The problem: Keep the pictures out of the copy and repeat the records exactly.

Items from a data source:
§
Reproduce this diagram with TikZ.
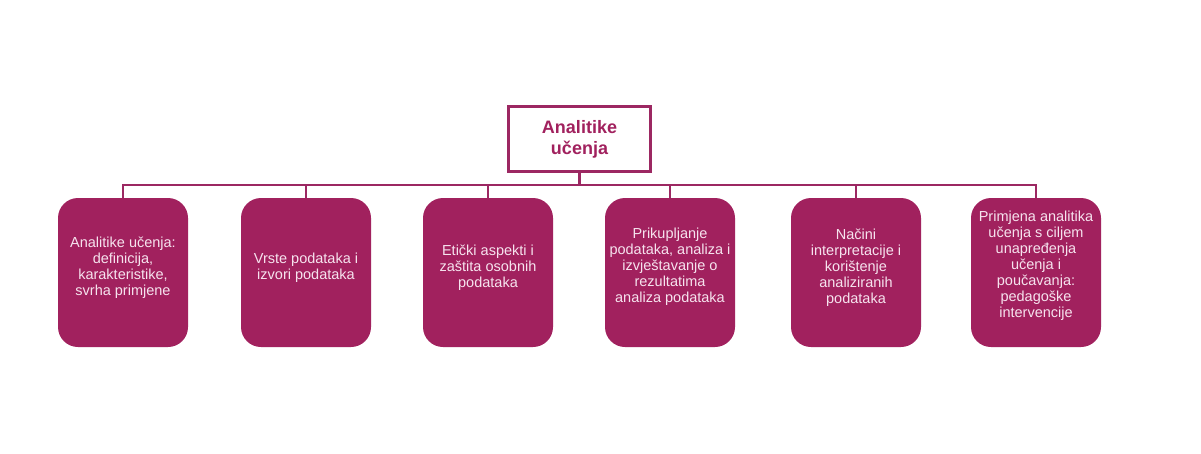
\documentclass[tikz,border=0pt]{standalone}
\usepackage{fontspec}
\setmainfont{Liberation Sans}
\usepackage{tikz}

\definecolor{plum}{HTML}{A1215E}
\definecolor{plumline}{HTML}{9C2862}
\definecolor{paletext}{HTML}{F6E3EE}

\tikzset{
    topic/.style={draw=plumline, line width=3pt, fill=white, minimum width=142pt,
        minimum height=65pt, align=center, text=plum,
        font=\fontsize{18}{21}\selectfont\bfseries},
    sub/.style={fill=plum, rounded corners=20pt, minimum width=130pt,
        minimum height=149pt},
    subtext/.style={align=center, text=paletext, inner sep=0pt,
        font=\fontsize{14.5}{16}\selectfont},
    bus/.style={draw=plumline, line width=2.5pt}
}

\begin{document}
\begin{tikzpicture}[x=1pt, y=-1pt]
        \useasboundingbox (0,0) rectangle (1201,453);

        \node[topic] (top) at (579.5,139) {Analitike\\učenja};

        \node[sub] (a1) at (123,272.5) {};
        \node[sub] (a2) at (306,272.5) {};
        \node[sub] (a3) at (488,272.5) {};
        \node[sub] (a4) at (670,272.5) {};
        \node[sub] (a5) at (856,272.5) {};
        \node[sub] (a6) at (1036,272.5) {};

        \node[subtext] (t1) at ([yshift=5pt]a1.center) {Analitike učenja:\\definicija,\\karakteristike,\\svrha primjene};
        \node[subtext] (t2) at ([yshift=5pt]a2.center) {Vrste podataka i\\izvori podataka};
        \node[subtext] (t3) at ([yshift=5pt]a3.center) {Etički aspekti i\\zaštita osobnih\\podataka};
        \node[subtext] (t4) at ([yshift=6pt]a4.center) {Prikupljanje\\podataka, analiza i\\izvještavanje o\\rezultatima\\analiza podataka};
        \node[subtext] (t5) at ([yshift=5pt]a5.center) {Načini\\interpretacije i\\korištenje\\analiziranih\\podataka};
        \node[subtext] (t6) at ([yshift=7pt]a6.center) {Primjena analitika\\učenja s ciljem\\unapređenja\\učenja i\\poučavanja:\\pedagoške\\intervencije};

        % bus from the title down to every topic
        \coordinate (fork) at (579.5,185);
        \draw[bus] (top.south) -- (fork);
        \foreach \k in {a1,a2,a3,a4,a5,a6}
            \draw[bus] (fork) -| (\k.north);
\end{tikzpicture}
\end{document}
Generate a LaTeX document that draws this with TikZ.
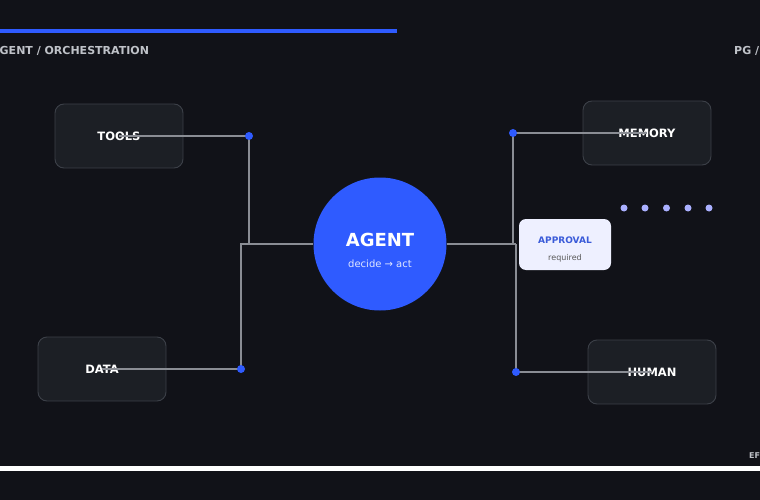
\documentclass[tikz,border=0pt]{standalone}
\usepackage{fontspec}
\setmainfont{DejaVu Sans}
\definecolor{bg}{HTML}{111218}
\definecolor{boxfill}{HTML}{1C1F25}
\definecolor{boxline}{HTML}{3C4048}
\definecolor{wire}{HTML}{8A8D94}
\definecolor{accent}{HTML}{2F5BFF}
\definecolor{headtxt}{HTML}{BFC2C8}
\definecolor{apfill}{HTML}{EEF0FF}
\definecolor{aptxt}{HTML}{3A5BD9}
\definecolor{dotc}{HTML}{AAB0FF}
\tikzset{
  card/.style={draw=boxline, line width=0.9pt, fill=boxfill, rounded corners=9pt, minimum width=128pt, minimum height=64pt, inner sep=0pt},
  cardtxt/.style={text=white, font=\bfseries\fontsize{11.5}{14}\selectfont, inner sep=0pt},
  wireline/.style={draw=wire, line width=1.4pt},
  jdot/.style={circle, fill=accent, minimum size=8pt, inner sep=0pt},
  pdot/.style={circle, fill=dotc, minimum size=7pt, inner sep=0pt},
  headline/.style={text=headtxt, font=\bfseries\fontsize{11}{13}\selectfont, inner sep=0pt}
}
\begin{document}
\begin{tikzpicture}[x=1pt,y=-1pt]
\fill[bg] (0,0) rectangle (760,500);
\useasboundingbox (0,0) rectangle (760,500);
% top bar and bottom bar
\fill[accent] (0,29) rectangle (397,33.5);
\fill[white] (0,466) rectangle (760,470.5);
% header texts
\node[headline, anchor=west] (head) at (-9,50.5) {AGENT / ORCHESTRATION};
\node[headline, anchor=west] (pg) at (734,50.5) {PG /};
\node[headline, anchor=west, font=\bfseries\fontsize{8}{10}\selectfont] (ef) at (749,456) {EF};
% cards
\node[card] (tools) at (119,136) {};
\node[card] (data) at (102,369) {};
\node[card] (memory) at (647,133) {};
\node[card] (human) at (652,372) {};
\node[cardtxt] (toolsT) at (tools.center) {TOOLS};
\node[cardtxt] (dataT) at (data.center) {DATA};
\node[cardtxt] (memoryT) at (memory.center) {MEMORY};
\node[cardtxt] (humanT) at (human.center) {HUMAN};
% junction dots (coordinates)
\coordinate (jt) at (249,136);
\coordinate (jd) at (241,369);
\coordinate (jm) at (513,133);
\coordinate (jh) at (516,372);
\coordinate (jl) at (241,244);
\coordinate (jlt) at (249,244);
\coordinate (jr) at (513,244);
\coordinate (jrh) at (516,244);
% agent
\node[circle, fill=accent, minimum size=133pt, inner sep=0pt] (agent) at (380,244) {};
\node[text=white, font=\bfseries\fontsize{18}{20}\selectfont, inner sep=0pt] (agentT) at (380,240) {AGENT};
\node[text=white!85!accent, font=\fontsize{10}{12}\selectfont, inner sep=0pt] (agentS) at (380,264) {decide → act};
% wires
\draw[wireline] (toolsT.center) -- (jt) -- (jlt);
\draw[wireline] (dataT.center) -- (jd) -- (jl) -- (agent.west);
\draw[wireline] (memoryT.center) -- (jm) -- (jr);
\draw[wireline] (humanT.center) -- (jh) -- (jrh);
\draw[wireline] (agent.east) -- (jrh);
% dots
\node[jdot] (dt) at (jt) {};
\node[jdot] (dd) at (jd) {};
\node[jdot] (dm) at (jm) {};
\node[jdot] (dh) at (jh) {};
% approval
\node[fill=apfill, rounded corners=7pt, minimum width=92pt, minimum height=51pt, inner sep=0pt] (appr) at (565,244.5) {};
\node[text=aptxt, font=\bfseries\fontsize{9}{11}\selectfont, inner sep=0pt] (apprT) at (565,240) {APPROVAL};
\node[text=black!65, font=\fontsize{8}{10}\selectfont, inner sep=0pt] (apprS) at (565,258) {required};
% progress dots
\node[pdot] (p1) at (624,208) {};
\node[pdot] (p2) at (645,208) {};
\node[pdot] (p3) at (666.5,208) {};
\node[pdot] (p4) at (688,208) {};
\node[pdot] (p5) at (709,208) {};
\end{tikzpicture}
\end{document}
§
Answer to this exercise:
Reproduce this diagram with TikZ.
\documentclass[tikz,border=0pt]{standalone}
\usepackage{fontspec}
\setmainfont{Liberation Sans}
\usepackage{tikz}

\definecolor{plum}{HTML}{A1215E}
\definecolor{plumline}{HTML}{9C2862}
\definecolor{paletext}{HTML}{F6E3EE}

\tikzset{
    topic/.style={draw=plumline, line width=3pt, fill=white, minimum width=142pt,
        minimum height=65pt, align=center, text=plum,
        font=\fontsize{18}{21}\selectfont\bfseries},
    sub/.style={fill=plum, rounded corners=20pt, minimum width=130pt,
        minimum height=149pt},
    subtext/.style={align=center, text=paletext, inner sep=0pt,
        font=\fontsize{14.5}{16}\selectfont},
    bus/.style={draw=plumline, line width=2.5pt}
}

\begin{document}
\begin{tikzpicture}[x=1pt, y=-1pt]
        \useasboundingbox (0,0) rectangle (1201,453);

        \node[topic] (top) at (579.5,139) {Analitike\\učenja};

        \node[sub] (a1) at (123,272.5) {};
        \node[sub] (a2) at (306,272.5) {};
        \node[sub] (a3) at (488,272.5) {};
        \node[sub] (a4) at (670,272.5) {};
        \node[sub] (a5) at (856,272.5) {};
        \node[sub] (a6) at (1036,272.5) {};

        \node[subtext] (t1) at ([yshift=5pt]a1.center) {Analitike učenja:\\definicija,\\karakteristike,\\svrha primjene};
        \node[subtext] (t2) at ([yshift=5pt]a2.center) {Vrste podataka i\\izvori podataka};
        \node[subtext] (t3) at ([yshift=5pt]a3.center) {Etički aspekti i\\zaštita osobnih\\podataka};
        \node[subtext] (t4) at ([yshift=6pt]a4.center) {Prikupljanje\\podataka, analiza i\\izvještavanje o\\rezultatima\\analiza podataka};
        \node[subtext] (t5) at ([yshift=5pt]a5.center) {Načini\\interpretacije i\\korištenje\\analiziranih\\podataka};
        \node[subtext] (t6) at ([yshift=7pt]a6.center) {Primjena analitika\\učenja s ciljem\\unapređenja\\učenja i\\poučavanja:\\pedagoške\\intervencije};

        % bus from the title down to every topic
        \coordinate (fork) at (579.5,185);
        \draw[bus] (top.south) -- (fork);
        \foreach \k in {a1,a2,a3,a4,a5,a6}
            \draw[bus] (fork) -| (\k.north);
\end{tikzpicture}
\end{document}
Generate a LaTeX document that draws this with TikZ.
\documentclass[tikz,border=0pt]{standalone}
\usepackage{fontspec}
\setmainfont{DejaVu Sans}
\definecolor{bg}{HTML}{111218}
\definecolor{boxfill}{HTML}{1C1F25}
\definecolor{boxline}{HTML}{3C4048}
\definecolor{wire}{HTML}{8A8D94}
\definecolor{accent}{HTML}{2F5BFF}
\definecolor{headtxt}{HTML}{BFC2C8}
\definecolor{apfill}{HTML}{EEF0FF}
\definecolor{aptxt}{HTML}{3A5BD9}
\definecolor{dotc}{HTML}{AAB0FF}
\tikzset{
  card/.style={draw=boxline, line width=0.9pt, fill=boxfill, rounded corners=9pt, minimum width=128pt, minimum height=64pt, inner sep=0pt},
  cardtxt/.style={text=white, font=\bfseries\fontsize{11.5}{14}\selectfont, inner sep=0pt},
  wireline/.style={draw=wire, line width=1.4pt},
  jdot/.style={circle, fill=accent, minimum size=8pt, inner sep=0pt},
  pdot/.style={circle, fill=dotc, minimum size=7pt, inner sep=0pt},
  headline/.style={text=headtxt, font=\bfseries\fontsize{11}{13}\selectfont, inner sep=0pt}
}
\begin{document}
\begin{tikzpicture}[x=1pt,y=-1pt]
\fill[bg] (0,0) rectangle (760,500);
\useasboundingbox (0,0) rectangle (760,500);
% top bar and bottom bar
\fill[accent] (0,29) rectangle (397,33.5);
\fill[white] (0,466) rectangle (760,470.5);
% header texts
\node[headline, anchor=west] (head) at (-9,50.5) {AGENT / ORCHESTRATION};
\node[headline, anchor=west] (pg) at (734,50.5) {PG /};
\node[headline, anchor=west, font=\bfseries\fontsize{8}{10}\selectfont] (ef) at (749,456) {EF};
% cards
\node[card] (tools) at (119,136) {};
\node[card] (data) at (102,369) {};
\node[card] (memory) at (647,133) {};
\node[card] (human) at (652,372) {};
\node[cardtxt] (toolsT) at (tools.center) {TOOLS};
\node[cardtxt] (dataT) at (data.center) {DATA};
\node[cardtxt] (memoryT) at (memory.center) {MEMORY};
\node[cardtxt] (humanT) at (human.center) {HUMAN};
% junction dots (coordinates)
\coordinate (jt) at (249,136);
\coordinate (jd) at (241,369);
\coordinate (jm) at (513,133);
\coordinate (jh) at (516,372);
\coordinate (jl) at (241,244);
\coordinate (jlt) at (249,244);
\coordinate (jr) at (513,244);
\coordinate (jrh) at (516,244);
% agent
\node[circle, fill=accent, minimum size=133pt, inner sep=0pt] (agent) at (380,244) {};
\node[text=white, font=\bfseries\fontsize{18}{20}\selectfont, inner sep=0pt] (agentT) at (380,240) {AGENT};
\node[text=white!85!accent, font=\fontsize{10}{12}\selectfont, inner sep=0pt] (agentS) at (380,264) {decide → act};
% wires
\draw[wireline] (toolsT.center) -- (jt) -- (jlt);
\draw[wireline] (dataT.center) -- (jd) -- (jl) -- (agent.west);
\draw[wireline] (memoryT.center) -- (jm) -- (jr);
\draw[wireline] (humanT.center) -- (jh) -- (jrh);
\draw[wireline] (agent.east) -- (jrh);
% dots
\node[jdot] (dt) at (jt) {};
\node[jdot] (dd) at (jd) {};
\node[jdot] (dm) at (jm) {};
\node[jdot] (dh) at (jh) {};
% approval
\node[fill=apfill, rounded corners=7pt, minimum width=92pt, minimum height=51pt, inner sep=0pt] (appr) at (565,244.5) {};
\node[text=aptxt, font=\bfseries\fontsize{9}{11}\selectfont, inner sep=0pt] (apprT) at (565,240) {APPROVAL};
\node[text=black!65, font=\fontsize{8}{10}\selectfont, inner sep=0pt] (apprS) at (565,258) {required};
% progress dots
\node[pdot] (p1) at (624,208) {};
\node[pdot] (p2) at (645,208) {};
\node[pdot] (p3) at (666.5,208) {};
\node[pdot] (p4) at (688,208) {};
\node[pdot] (p5) at (709,208) {};
\end{tikzpicture}
\end{document}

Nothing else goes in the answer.